SHORT EXERCISE: Write out only the lines from the start of the entries up to and including the line with "seg_end = [6.00, 19.29, 24.0]"; please skip the pictures.
Start of GIVEN ENTRIES
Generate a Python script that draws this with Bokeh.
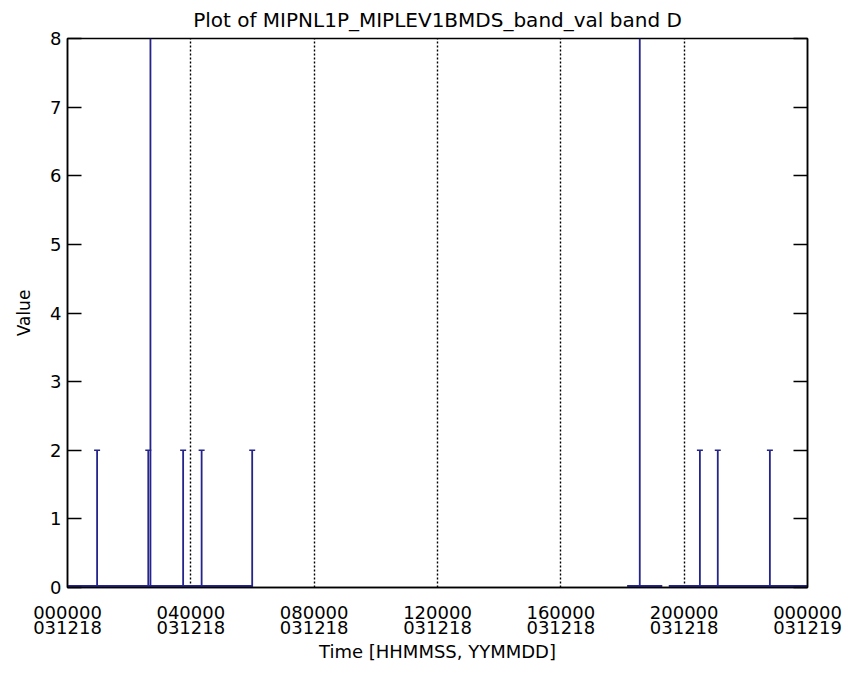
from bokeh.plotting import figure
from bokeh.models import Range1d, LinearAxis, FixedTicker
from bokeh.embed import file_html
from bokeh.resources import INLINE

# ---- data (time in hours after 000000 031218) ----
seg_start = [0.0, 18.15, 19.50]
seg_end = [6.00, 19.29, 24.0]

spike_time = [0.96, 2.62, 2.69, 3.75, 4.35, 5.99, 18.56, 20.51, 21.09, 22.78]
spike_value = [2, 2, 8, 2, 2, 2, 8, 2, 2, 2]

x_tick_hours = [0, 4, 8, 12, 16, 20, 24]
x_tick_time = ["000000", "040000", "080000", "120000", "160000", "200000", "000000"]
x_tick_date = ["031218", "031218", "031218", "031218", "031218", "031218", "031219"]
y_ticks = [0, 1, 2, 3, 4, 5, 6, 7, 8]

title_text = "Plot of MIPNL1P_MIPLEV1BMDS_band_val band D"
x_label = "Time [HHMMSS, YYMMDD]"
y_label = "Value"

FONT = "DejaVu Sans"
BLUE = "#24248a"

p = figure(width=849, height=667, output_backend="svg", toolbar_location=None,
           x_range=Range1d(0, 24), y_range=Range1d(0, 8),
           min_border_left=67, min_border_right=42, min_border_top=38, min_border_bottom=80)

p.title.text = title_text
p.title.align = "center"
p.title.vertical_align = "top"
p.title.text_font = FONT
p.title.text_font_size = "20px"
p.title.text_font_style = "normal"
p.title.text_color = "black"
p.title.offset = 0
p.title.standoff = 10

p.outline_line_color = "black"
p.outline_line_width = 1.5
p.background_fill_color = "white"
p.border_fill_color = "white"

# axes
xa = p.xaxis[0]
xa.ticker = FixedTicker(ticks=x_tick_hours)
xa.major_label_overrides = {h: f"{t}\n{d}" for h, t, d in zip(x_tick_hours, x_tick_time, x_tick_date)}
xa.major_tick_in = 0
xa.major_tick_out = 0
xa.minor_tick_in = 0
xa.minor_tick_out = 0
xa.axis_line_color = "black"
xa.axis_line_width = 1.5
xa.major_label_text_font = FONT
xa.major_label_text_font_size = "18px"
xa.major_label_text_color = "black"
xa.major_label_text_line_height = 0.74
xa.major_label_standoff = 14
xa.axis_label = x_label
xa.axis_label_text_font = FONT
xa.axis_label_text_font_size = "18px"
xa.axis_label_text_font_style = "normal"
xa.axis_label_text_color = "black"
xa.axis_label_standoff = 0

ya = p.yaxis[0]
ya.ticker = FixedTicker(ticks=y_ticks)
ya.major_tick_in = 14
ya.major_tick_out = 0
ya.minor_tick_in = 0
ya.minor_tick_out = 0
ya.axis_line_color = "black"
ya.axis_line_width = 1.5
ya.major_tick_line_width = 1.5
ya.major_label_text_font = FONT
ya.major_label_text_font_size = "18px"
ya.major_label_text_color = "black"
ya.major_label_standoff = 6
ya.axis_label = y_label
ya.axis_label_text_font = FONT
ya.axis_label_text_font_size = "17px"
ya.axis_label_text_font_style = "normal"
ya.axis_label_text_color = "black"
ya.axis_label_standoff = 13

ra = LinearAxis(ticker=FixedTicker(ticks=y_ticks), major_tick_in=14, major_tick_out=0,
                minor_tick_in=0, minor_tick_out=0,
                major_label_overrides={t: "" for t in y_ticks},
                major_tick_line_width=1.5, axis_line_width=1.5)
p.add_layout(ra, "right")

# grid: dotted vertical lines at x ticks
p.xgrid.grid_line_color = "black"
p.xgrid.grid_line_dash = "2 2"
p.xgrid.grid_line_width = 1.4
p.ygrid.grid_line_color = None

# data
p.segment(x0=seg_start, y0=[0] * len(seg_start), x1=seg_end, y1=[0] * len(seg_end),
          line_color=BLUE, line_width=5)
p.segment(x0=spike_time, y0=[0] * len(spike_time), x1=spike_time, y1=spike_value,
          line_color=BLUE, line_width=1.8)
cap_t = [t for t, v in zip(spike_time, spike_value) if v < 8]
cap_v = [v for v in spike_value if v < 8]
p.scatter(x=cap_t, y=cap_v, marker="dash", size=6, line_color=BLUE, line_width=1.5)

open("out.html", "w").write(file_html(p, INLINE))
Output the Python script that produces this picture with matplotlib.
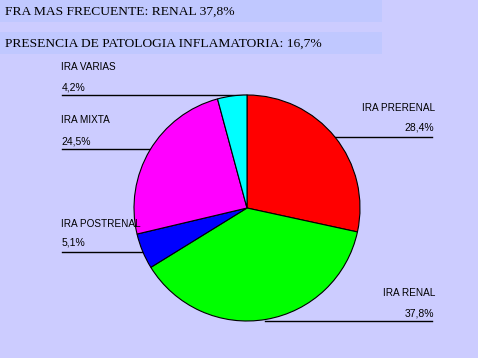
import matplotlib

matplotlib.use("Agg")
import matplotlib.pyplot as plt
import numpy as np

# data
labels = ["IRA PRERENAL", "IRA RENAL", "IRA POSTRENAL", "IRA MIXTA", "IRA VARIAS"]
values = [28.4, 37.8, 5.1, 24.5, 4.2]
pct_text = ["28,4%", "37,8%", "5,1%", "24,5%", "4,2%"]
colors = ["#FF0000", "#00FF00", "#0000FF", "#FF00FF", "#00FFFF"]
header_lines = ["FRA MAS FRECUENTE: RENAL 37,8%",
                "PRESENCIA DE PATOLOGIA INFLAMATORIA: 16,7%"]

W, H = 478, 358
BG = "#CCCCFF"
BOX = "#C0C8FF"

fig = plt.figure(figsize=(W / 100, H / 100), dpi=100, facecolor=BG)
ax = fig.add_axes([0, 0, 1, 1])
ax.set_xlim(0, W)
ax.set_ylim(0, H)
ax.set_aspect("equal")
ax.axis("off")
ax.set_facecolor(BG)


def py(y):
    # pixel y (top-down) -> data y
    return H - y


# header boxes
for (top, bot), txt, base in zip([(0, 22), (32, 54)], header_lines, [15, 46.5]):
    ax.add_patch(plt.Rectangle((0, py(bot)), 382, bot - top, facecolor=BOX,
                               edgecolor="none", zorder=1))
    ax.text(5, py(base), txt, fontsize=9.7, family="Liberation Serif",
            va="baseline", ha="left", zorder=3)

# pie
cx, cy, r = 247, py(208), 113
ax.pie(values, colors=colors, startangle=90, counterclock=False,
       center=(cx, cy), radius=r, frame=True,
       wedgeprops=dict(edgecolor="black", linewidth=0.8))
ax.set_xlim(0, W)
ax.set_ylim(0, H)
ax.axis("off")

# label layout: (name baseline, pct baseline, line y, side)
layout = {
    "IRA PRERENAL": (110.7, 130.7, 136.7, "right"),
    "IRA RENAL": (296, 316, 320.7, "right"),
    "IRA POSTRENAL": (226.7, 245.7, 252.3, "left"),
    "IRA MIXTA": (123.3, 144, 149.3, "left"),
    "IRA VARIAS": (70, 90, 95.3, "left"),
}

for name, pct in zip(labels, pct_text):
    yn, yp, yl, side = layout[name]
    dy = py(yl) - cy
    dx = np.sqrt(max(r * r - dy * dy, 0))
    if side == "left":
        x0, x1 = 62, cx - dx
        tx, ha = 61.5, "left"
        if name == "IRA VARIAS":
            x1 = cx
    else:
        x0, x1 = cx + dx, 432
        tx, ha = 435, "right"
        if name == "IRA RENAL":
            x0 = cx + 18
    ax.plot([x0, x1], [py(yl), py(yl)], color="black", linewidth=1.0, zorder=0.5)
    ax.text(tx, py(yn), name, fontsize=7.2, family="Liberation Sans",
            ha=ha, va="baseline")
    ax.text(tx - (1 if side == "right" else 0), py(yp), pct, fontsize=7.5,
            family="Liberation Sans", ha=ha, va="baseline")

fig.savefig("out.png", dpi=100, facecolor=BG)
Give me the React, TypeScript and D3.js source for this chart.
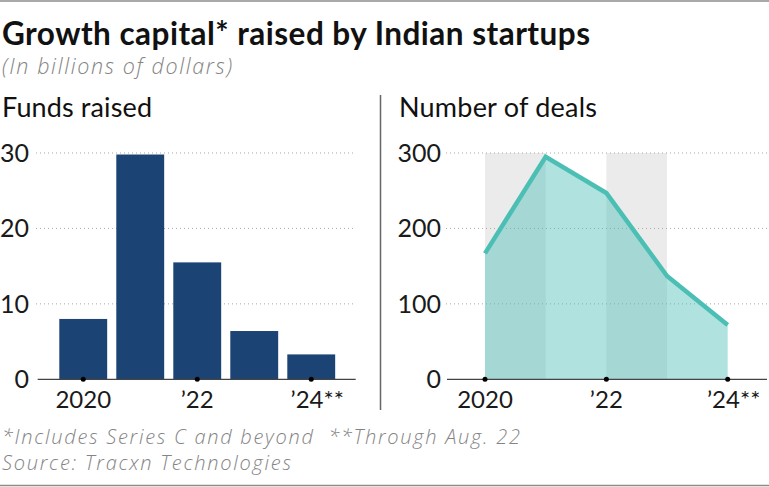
End of GIVEN ENTRIES
EXERCISE OUTPUT:
Generate a Python script that draws this with Bokeh.
from bokeh.plotting import figure
from bokeh.models import Range1d, LinearAxis, FixedTicker
from bokeh.embed import file_html
from bokeh.resources import INLINE

# ---- data (time in hours after 000000 031218) ----
seg_start = [0.0, 18.15, 19.50]
seg_end = [6.00, 19.29, 24.0]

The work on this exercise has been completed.